▶ [Aim of the task]
Leaving the pictures aside, transcribe every line below exactly.

== Collected data

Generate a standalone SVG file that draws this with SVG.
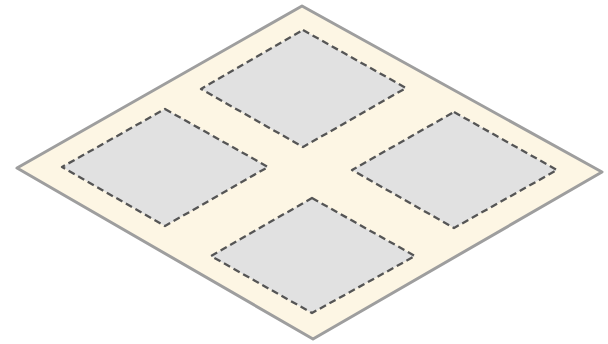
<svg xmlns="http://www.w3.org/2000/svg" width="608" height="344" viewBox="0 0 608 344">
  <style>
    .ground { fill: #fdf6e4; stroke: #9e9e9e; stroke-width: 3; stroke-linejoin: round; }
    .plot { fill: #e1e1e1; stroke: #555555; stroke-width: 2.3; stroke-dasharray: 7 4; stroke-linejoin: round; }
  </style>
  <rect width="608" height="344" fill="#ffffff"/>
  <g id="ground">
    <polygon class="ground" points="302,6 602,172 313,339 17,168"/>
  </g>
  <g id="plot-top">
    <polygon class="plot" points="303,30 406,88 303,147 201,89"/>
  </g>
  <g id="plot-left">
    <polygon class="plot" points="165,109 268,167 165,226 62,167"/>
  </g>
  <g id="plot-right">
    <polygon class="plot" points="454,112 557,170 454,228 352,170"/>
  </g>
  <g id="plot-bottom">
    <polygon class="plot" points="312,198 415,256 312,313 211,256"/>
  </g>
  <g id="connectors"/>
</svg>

====

▶ [Answer to this problem]
Generate a standalone SVG file that draws this with SVG.
<svg xmlns="http://www.w3.org/2000/svg" width="608" height="344" viewBox="0 0 608 344">
  <style>
    .ground { fill: #fdf6e4; stroke: #9e9e9e; stroke-width: 3; stroke-linejoin: round; }
    .plot { fill: #e1e1e1; stroke: #555555; stroke-width: 2.3; stroke-dasharray: 7 4; stroke-linejoin: round; }
  </style>
  <rect width="608" height="344" fill="#ffffff"/>
  <g id="ground">
    <polygon class="ground" points="302,6 602,172 313,339 17,168"/>
  </g>
  <g id="plot-top">
    <polygon class="plot" points="303,30 406,88 303,147 201,89"/>
  </g>
  <g id="plot-left">
    <polygon class="plot" points="165,109 268,167 165,226 62,167"/>
  </g>
  <g id="plot-right">
    <polygon class="plot" points="454,112 557,170 454,228 352,170"/>
  </g>
  <g id="plot-bottom">
    <polygon class="plot" points="312,198 415,256 312,313 211,256"/>
  </g>
  <g id="connectors"/>
</svg>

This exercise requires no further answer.